「アミの会(仮)」という名の、女性作家11人からなる会があることを、今回初めて知った。2015年に最初のアンソロジー『捨てる』(この時点では9名)を出版しているようだ。何作か読んで好きになった柴田よしきさんや、先日ブログで紹介した『わたしの本の空白は』の近藤史恵さんもメンバーのようだ。

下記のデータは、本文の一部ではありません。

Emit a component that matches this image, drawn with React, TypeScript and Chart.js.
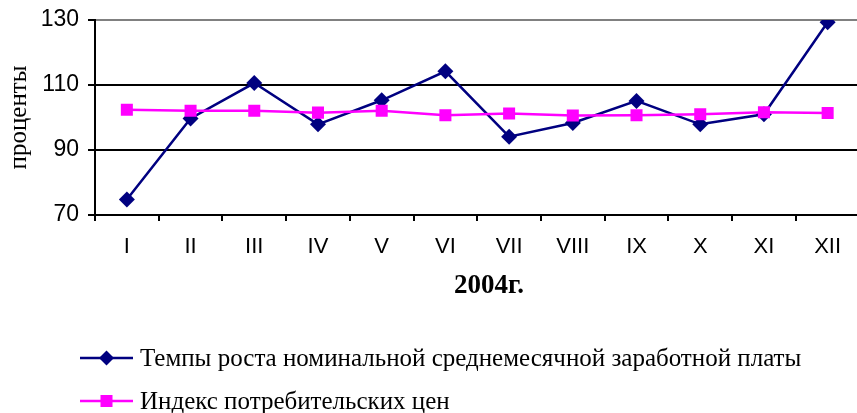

今回私が読んだのはその会のアンソロジー三作目で、『隠す』という作品だ。11人の著者が、それぞれ「隠す」という共通のテーマで書いている。そしてさらに「あとがき」で、〈すべての短編には、共通の「なにか」が隠されています!さて、それは何でしょう?〉と読者に向けて挑戦状が提示されている。
可愛らしい物語から切ない話、はたまた少々後味の悪いものまで、11人11色のさまざまな作品が楽しめる。
理由・・・柴田よしき
自宅警備員の憂鬱・・・永嶋恵美
誰にも言えない・・・松尾由美
撫桜亭奇譚・・・福田和代
骨になるまで・・・新津きよみ
アリババと四十の死体・まだ折れていない剣・・・光原百合
バースデイブーケをあなたに・・・大崎梢
水彩画・・・松村比呂美
少年少女秘密基地・・・加納朋子
心残り・・・篠田真由美
それぞれ面白いが、哀しすぎたり後味が悪かったりするものもあり、私はやはり柴田よしきさんの「理由(わけ)」が一番良かった。それからちょっと切ないけれど、「バースデイブーケをあなたに」は、毎年見事なバースデイブーケの届く、グループホームで暮らす90を過ぎた奈美子さんが素敵なおばあちゃんで、こんなふうに年を取りたいなと思わせてくれた。
「全作品に共通するもの」という読者への挑戦状に対する答えは、たぶんどなたも比較的簡単に見つけられると思う。